__SHORT PROBLEM__:
Determine how many lines in the data below contain "this" and write only that number.
══ RECORDS SUPPLIED
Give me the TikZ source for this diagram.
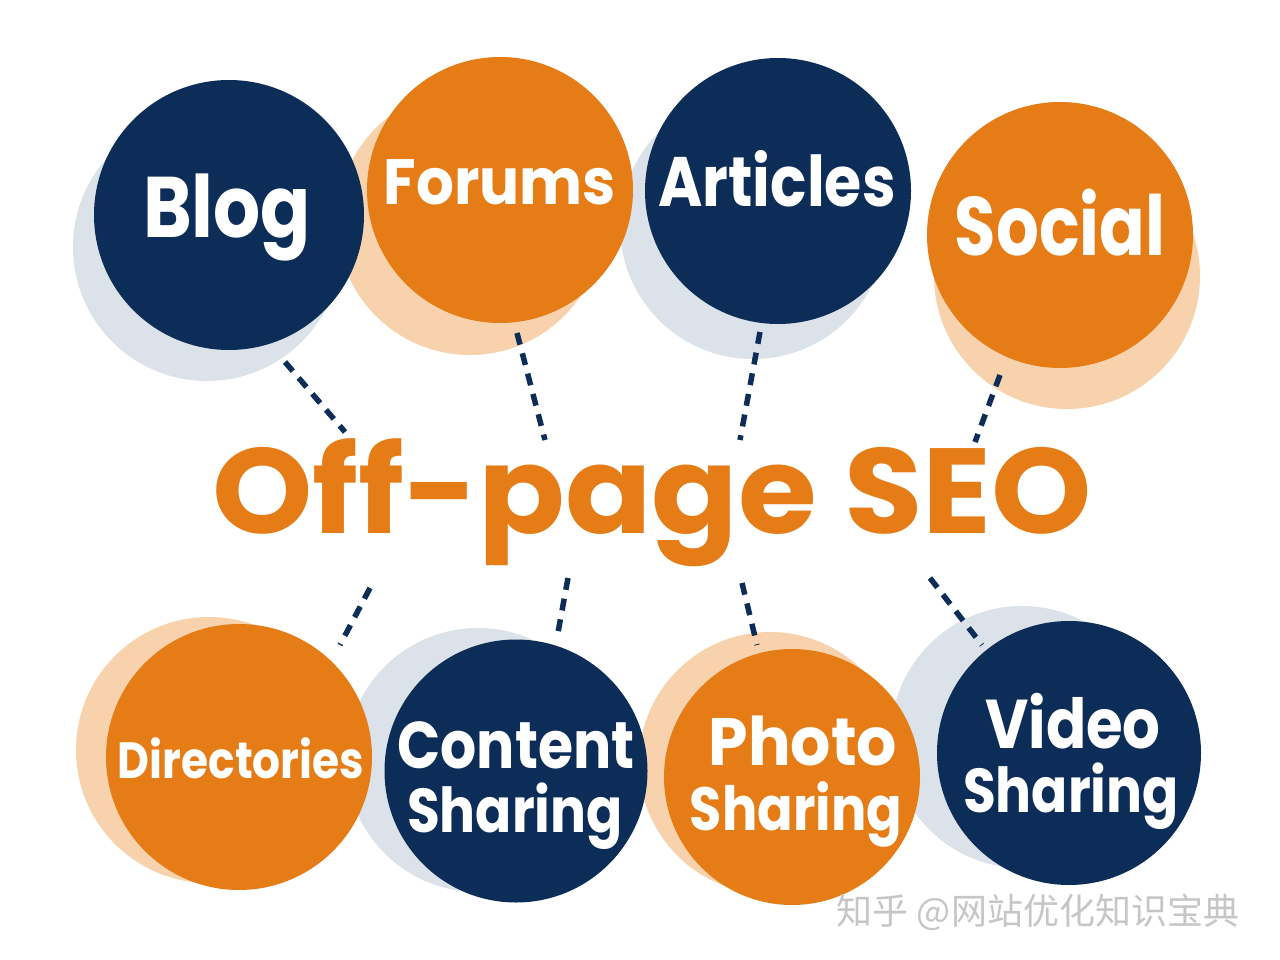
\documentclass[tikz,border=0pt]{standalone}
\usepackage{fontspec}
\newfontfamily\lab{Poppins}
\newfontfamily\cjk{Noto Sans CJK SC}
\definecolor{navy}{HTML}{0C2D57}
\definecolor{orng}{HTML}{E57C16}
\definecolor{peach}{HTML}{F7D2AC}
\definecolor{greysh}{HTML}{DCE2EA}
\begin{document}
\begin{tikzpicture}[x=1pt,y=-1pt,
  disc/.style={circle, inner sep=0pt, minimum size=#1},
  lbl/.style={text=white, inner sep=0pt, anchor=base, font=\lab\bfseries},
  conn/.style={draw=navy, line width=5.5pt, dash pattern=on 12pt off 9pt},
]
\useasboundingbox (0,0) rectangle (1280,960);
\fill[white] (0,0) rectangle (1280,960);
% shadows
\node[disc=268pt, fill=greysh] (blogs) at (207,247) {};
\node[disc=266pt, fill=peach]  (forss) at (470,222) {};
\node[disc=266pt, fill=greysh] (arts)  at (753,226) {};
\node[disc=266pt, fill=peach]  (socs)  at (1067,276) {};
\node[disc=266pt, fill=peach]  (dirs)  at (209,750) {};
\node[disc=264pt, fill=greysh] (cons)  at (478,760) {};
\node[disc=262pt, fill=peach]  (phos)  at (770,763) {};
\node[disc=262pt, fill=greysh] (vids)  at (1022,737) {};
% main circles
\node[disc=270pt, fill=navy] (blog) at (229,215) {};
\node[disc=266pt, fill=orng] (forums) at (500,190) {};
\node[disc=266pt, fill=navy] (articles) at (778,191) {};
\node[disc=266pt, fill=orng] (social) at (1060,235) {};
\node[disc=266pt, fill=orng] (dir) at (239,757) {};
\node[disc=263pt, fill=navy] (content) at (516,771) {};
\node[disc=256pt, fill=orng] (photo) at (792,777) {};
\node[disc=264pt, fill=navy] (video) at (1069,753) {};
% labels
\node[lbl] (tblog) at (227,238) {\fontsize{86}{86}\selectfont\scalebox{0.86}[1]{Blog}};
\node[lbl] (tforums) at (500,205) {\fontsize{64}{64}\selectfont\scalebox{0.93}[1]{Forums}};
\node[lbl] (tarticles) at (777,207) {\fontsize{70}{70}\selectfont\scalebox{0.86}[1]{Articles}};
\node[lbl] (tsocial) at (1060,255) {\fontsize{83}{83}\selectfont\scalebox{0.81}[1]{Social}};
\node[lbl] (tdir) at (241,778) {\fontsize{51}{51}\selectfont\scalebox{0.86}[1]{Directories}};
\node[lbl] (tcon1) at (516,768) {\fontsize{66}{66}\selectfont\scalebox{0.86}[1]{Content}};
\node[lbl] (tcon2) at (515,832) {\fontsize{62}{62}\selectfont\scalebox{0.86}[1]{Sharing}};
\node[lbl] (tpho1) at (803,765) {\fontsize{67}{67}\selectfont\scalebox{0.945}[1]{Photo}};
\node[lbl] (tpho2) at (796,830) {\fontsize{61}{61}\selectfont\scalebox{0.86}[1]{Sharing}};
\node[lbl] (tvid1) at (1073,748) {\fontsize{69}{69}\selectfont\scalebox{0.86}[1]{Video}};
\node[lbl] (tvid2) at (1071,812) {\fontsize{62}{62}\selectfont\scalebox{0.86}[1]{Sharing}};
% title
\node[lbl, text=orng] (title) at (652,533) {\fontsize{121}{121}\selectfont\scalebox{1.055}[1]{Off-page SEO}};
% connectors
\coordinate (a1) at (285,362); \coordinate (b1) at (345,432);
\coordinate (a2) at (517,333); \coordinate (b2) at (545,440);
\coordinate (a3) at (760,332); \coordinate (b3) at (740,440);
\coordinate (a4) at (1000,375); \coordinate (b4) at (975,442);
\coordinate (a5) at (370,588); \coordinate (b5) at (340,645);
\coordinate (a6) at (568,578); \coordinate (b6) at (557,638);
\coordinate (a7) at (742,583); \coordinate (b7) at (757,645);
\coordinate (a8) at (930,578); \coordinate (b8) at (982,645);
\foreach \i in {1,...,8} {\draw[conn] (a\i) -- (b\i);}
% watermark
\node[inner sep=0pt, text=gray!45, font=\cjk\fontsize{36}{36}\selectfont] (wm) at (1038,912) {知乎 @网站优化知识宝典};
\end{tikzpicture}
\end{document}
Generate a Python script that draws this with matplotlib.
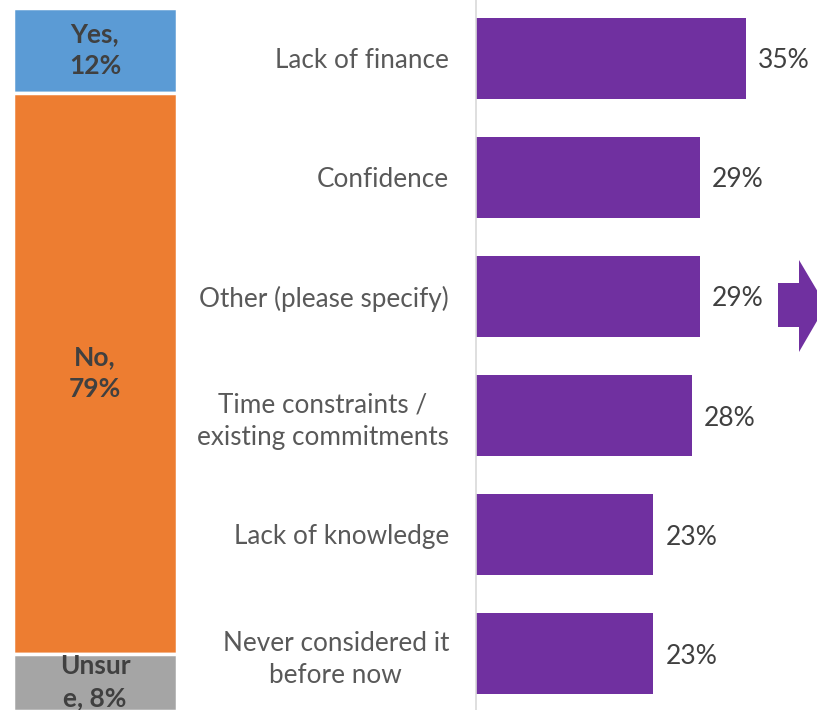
════
__FINAL RESULT__:
2